◆ **What is asked**: Starting at the top of the listing, extract every line up to and including the one with "var yTicks = [300, 325, 350, 375, 400, 425, 450, 475];". Pictures stay out of the copy.

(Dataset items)
━━━━━━━━━━━━━━━━━━━━
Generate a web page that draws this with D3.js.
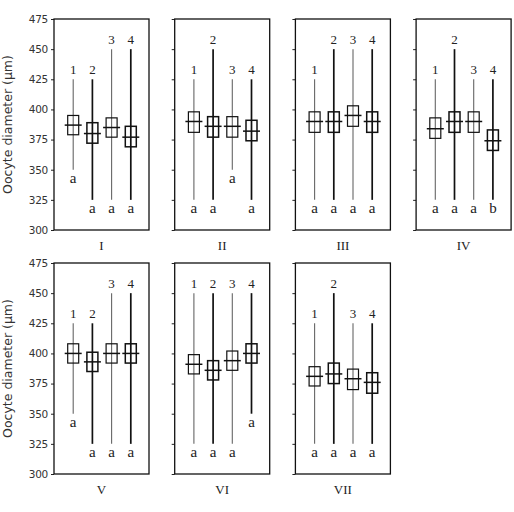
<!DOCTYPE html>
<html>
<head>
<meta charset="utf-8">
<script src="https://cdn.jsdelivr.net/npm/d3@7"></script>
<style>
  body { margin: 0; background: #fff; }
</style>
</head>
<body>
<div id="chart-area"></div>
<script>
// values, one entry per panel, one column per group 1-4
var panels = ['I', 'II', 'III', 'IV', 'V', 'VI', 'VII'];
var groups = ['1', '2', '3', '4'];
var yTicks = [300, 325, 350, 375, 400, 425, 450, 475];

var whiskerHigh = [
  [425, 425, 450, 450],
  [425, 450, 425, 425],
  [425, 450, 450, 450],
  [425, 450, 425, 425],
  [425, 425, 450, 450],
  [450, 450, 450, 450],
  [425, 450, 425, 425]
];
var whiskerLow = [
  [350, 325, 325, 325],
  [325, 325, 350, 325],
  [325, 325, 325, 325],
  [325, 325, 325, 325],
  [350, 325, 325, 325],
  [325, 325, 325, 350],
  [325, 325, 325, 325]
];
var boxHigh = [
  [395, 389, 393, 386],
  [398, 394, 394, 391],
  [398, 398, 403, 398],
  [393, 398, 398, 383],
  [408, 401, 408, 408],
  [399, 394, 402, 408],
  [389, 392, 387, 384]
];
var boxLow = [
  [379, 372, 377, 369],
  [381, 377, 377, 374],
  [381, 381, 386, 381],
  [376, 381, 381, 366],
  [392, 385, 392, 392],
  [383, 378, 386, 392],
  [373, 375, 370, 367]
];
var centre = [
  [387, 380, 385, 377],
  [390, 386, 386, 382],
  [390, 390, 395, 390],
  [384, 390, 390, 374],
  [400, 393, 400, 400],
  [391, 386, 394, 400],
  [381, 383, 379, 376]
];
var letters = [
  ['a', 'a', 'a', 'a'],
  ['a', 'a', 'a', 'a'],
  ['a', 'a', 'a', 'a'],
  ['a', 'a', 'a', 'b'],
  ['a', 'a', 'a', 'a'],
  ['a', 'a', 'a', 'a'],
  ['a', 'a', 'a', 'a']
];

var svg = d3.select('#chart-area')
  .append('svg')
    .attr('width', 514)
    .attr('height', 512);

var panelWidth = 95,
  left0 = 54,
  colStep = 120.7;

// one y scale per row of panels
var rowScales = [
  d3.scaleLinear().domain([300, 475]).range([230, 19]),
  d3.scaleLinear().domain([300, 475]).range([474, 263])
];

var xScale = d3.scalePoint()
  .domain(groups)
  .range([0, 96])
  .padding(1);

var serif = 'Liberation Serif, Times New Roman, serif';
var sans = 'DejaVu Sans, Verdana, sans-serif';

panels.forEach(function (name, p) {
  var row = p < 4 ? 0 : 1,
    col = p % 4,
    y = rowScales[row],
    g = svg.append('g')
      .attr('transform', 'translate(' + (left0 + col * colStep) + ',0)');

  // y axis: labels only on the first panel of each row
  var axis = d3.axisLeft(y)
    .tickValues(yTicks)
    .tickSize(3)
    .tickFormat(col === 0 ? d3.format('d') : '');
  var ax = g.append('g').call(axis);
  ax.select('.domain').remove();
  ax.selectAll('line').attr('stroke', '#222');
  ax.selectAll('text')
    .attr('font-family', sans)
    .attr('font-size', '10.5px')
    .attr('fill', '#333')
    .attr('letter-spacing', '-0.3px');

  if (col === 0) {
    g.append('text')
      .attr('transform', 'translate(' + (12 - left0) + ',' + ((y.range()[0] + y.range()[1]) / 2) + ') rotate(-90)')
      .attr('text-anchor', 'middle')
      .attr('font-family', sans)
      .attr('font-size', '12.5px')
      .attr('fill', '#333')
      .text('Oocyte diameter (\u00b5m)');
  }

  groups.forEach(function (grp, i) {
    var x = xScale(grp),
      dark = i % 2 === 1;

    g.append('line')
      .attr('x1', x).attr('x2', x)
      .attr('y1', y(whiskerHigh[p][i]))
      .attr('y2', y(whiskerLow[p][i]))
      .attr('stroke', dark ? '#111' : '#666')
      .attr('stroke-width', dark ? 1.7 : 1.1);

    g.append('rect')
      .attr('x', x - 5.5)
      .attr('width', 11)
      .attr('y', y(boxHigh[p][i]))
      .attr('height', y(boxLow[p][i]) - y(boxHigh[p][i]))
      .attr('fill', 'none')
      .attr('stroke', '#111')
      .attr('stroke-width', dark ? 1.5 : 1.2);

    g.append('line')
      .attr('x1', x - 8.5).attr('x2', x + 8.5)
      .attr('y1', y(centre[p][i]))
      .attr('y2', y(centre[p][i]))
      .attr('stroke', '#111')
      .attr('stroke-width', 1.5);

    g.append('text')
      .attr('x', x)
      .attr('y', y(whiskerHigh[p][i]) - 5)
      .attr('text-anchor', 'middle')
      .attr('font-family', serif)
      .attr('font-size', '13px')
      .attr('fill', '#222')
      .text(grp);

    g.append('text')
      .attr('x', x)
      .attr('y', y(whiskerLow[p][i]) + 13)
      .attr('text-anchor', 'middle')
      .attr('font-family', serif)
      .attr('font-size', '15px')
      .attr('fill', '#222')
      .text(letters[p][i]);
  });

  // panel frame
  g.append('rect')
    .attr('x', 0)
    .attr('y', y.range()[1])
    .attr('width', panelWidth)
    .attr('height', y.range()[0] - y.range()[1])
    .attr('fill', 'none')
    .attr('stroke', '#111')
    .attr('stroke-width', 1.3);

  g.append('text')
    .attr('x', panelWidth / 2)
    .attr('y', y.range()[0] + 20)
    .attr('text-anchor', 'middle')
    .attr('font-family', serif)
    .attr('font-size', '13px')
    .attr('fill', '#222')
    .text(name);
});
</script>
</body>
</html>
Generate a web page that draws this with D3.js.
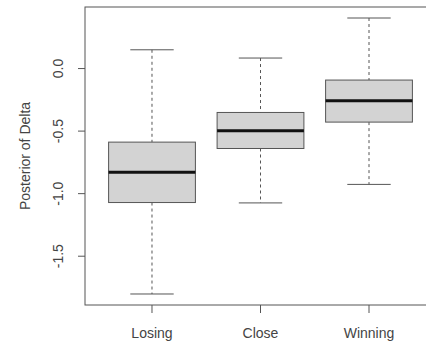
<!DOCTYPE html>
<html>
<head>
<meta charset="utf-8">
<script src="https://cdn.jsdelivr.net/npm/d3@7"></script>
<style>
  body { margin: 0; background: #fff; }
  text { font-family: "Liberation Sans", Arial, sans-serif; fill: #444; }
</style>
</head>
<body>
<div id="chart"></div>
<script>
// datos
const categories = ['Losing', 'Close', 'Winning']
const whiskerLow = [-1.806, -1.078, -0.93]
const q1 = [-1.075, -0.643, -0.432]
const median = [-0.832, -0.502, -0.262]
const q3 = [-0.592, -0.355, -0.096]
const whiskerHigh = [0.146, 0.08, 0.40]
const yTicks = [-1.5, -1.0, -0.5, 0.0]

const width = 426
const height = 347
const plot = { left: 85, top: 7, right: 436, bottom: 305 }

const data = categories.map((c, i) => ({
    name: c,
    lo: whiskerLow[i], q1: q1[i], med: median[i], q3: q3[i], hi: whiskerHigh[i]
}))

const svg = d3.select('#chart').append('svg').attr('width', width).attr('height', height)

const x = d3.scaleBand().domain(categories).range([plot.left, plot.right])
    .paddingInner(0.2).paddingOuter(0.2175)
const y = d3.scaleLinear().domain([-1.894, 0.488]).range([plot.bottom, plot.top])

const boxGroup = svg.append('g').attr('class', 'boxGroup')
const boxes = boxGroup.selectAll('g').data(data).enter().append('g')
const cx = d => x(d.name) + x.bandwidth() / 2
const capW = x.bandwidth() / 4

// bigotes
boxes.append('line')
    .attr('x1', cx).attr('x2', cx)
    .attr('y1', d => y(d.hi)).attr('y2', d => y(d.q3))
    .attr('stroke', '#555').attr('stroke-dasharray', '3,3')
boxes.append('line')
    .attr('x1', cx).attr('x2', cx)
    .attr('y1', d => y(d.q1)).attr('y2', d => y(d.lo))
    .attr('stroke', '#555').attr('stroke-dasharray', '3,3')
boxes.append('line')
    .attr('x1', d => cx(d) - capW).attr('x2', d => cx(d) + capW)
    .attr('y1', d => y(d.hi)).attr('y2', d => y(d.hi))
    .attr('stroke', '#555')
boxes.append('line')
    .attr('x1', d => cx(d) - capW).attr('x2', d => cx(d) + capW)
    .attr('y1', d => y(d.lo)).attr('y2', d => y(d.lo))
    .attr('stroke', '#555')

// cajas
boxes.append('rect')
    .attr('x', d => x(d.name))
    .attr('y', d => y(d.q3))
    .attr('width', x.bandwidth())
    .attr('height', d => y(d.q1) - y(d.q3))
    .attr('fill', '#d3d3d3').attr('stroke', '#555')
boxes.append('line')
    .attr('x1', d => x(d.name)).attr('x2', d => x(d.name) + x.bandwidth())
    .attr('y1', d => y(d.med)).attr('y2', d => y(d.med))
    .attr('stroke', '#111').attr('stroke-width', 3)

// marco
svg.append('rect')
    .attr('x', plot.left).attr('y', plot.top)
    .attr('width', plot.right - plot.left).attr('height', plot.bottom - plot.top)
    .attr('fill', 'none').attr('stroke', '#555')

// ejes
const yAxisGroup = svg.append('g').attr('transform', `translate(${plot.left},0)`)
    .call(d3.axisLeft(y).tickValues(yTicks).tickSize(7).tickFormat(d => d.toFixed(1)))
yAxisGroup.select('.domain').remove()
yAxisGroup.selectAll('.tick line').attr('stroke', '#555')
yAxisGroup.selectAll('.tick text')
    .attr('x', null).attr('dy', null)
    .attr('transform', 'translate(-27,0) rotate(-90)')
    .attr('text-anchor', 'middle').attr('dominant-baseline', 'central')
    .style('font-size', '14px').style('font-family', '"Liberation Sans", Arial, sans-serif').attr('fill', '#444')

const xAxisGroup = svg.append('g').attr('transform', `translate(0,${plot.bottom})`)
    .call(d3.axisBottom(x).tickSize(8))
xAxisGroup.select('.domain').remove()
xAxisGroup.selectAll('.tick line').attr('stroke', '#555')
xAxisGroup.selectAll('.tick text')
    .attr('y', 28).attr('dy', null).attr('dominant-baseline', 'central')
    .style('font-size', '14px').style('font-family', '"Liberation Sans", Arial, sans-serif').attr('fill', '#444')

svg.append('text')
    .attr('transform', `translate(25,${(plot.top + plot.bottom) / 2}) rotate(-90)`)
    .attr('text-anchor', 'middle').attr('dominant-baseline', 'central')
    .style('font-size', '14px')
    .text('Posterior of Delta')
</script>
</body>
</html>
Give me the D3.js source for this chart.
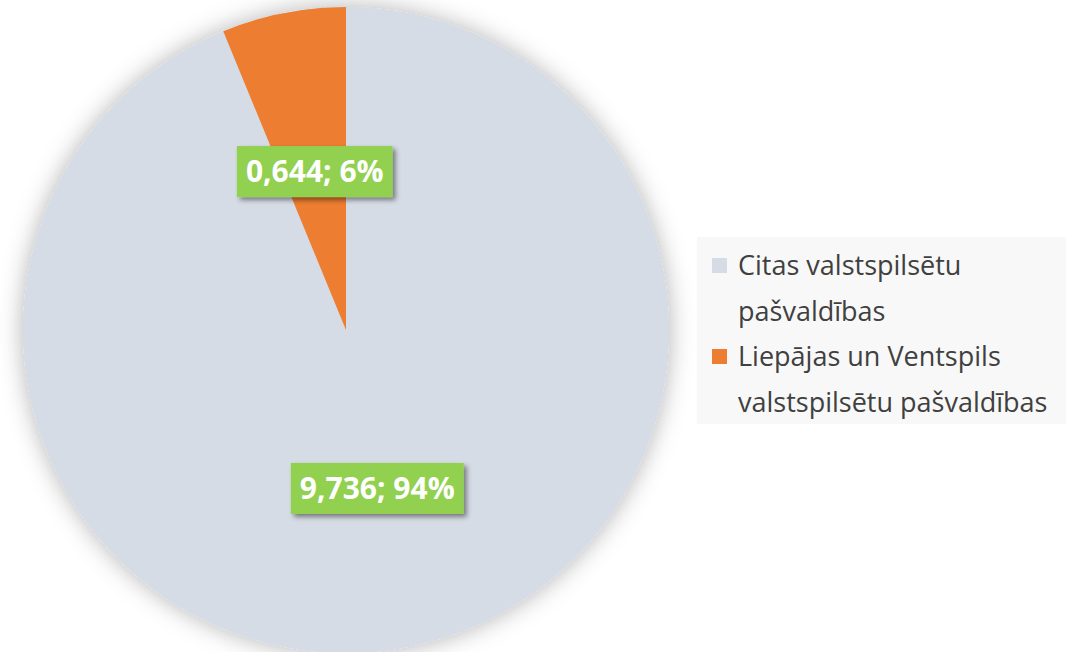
━━━━━━━━━━━━━━━━━━━━
◆ **Final result**:
Generate a web page that draws this with D3.js.
<!DOCTYPE html>
<html>
<head>
<meta charset="utf-8">
<script src="https://cdn.jsdelivr.net/npm/d3@7"></script>
<style>
  body { margin: 0; background: #fff; }
</style>
</head>
<body>
<div id="chart-area"></div>
<script>
// values, one entry per panel, one column per group 1-4
var panels = ['I', 'II', 'III', 'IV', 'V', 'VI', 'VII'];
var groups = ['1', '2', '3', '4'];
var yTicks = [300, 325, 350, 375, 400, 425, 450, 475];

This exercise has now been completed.